Our model captures the general properties
of such audio sources by modeling the evolution
of their harmonics components. Using
the common source-filter model for such signals, we
devise a layered generative model that
describes these two components in separate layers:
one for the excitation harmonics, and
another for resonances such as vocal tract formants.
Our approach explicitly models the self-similarity
and dynamics of each layer by fitting the
log-spectra in frame t with a set of
transformations of the log-spectra in frame t-1. As a result,
we do not require separate states for
every possible spectral configuration, but only a limited
set of "sharp" states that can still
cover the full spectral variety of a source via such
transformations.

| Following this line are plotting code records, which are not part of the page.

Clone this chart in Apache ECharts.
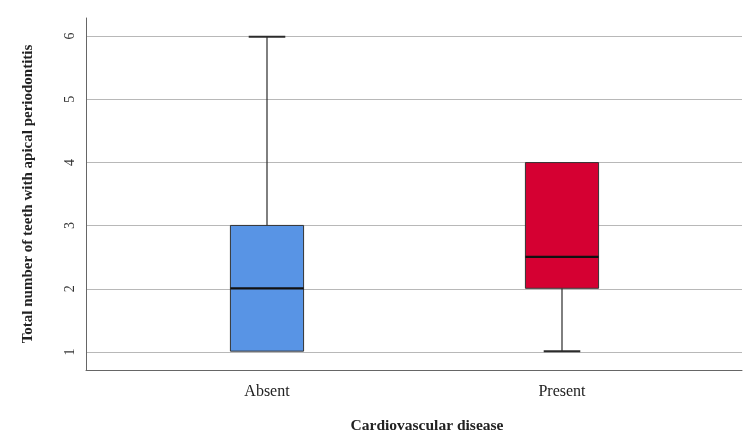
<!DOCTYPE html>
<html>
<head>
<meta charset="utf-8">
<script src="https://cdn.jsdelivr.net/npm/echarts@6/dist/echarts.min.js"></script>
<style>
html, body { margin: 0; padding: 0; background: #fff; }
#boxChart { width: 750px; height: 439px; }
</style>
</head>
<body>
<div id="boxChart"></div>
<script>
// data
var categories = ['Absent', 'Present'];
var minValues = [1, 1];
var q1Values = [1, 2];
var medianValues = [2, 2.5];
var q3Values = [3, 4];
var maxValues = [6, 4];
var boxColors = ['#5894e5', '#d50032'];
var yTicks = [1, 2, 3, 4, 5, 6];

window.onload = function() {
    loadBoxChart();
}

function loadBoxChart() {
    var serif = '"Liberation Serif", "DejaVu Serif", serif';

    // one row per box: index, min, q1, median, q3, max
    var rows = categories.map(function(c, i) {
        return [i, minValues[i], q1Values[i], medianValues[i], q3Values[i], maxValues[i]];
    });

    var option = {
        backgroundColor: '#ffffff',
        animation: false,
        grid: [
            // frame (axis lines)
            { left: 86, right: 8, top: 18, bottom: 69, outerBoundsMode: 'none' },
            // gridlines and tick labels
            { left: 86, right: 8, top: 36, height: 316, outerBoundsMode: 'none' },
            // boxes
            { left: 119.5, width: 590, top: 18, bottom: 69, outerBoundsMode: 'none' }
        ],
        xAxis: [
            { gridIndex: 0, type: 'value', min: 0, max: 1,
              axisLine: { show: true, lineStyle: { color: '#666', width: 1 } },
              axisTick: { show: false }, axisLabel: { show: false }, splitLine: { show: false },
              name: 'Cardiovascular disease', nameLocation: 'middle', nameGap: 48,
              nameTextStyle: { fontFamily: serif, fontSize: 15.5, fontWeight: 'bold', color: '#222',
                               padding: [0, 0, 0, 26] } },
            { gridIndex: 1, type: 'value', show: false },
            { gridIndex: 2, type: 'category', data: categories,
              axisLine: { show: false }, axisTick: { show: false },
              axisLabel: { fontFamily: serif, fontSize: 16, color: '#222', margin: 14 } }
        ],
        yAxis: [
            { gridIndex: 0, type: 'value', min: 0.7, max: 6.3,
              axisLine: { show: true, lineStyle: { color: '#666', width: 1 } },
              axisTick: { show: false }, axisLabel: { show: false }, splitLine: { show: false },
              name: 'Total number of teeth with apical periodontitis', nameLocation: 'middle', nameGap: 50,
              nameTextStyle: { fontFamily: serif, fontSize: 15, fontWeight: 'bold', color: '#222' } },
            { gridIndex: 1, type: 'value', min: yTicks[0], max: yTicks[yTicks.length - 1], interval: 1,
              axisLine: { show: false }, axisTick: { show: false },
              axisLabel: { fontFamily: serif, fontSize: 14, color: '#333', rotate: 90, margin: 9 },
              splitLine: { show: true, lineStyle: { color: '#b8b8b8', width: 1 } } },
            { gridIndex: 2, type: 'value', min: 0.7, max: 6.3, show: false }
        ],
        series: [{
            type: 'custom',
            xAxisIndex: 2,
            yAxisIndex: 2,
            data: rows,
            renderItem: function(params, api) {
                var idx = api.value(0);
                var pMin = api.coord([idx, api.value(1)]);
                var pQ1 = api.coord([idx, api.value(2)]);
                var pMed = api.coord([idx, api.value(3)]);
                var pQ3 = api.coord([idx, api.value(4)]);
                var pMax = api.coord([idx, api.value(5)]);
                var band = api.size([1, 0])[0];
                var half = band * 0.124;
                var cap = half / 2;
                var x = pMed[0];
                var stroke = { stroke: '#2b2b2b', lineWidth: 1.2 };
                var children = [
                    { type: 'line', shape: { x1: x, y1: pMax[1], x2: x, y2: pQ3[1] }, style: stroke },
                    { type: 'line', shape: { x1: x, y1: pMin[1], x2: x, y2: pQ1[1] }, style: stroke },
                    { type: 'rect', shape: { x: x - half, y: pQ3[1], width: half * 2, height: pQ1[1] - pQ3[1] },
                      style: { fill: boxColors[params.dataIndex], stroke: '#333', lineWidth: 1 } },
                    { type: 'line', shape: { x1: x - half, y1: pMed[1], x2: x + half, y2: pMed[1] },
                      style: { stroke: '#111', lineWidth: 2.2 } }
                ];
                if (pMax[1] < pQ3[1]) {
                    children.push({ type: 'line', shape: { x1: x - cap, y1: pMax[1], x2: x + cap, y2: pMax[1] },
                        style: { stroke: '#2b2b2b', lineWidth: 2 } });
                }
                if (pMin[1] > pQ1[1]) {
                    children.push({ type: 'line', shape: { x1: x - cap, y1: pMin[1], x2: x + cap, y2: pMin[1] },
                        style: { stroke: '#2b2b2b', lineWidth: 2 } });
                }
                return { type: 'group', children: children };
            }
        }]
    };

    var boxChart = echarts.init(document.getElementById('boxChart'));
    boxChart.setOption(option);
}
</script>
</body>
</html>
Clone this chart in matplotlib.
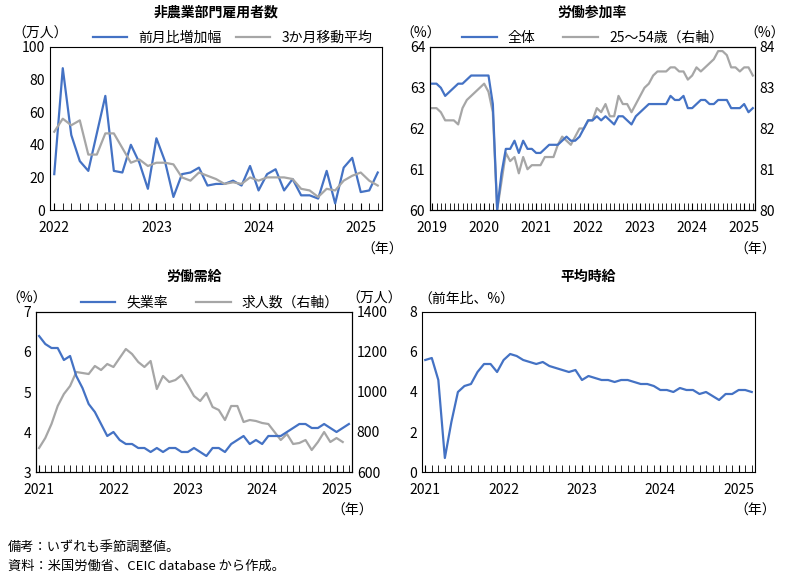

This approach is thus
suitable for any time series data with high correlation
between adjacent observations.
We will first introduce a model that
captures the spectral deformation field of the speech
harmonics, and show how this can be
exploited to interpolate missing observations. Then, we
introduce the two-layer model that separately
models the deformation fields for harmonic
and formant resonance components, and
show that such a separation is necessary to
accurately describe speech signals through
examples of the missing data scenario with
one and two layers.
Then we will present the complete model
including the two deformation fields and the
"sharp" states. This model, with only
a few states and both deformation fields, can
accurately reconstruct the signal.
Finally, we briefly describe a range
of existing applications including semi-supervised source
separation, and discuss the model's
possible application to unsupervised source separation.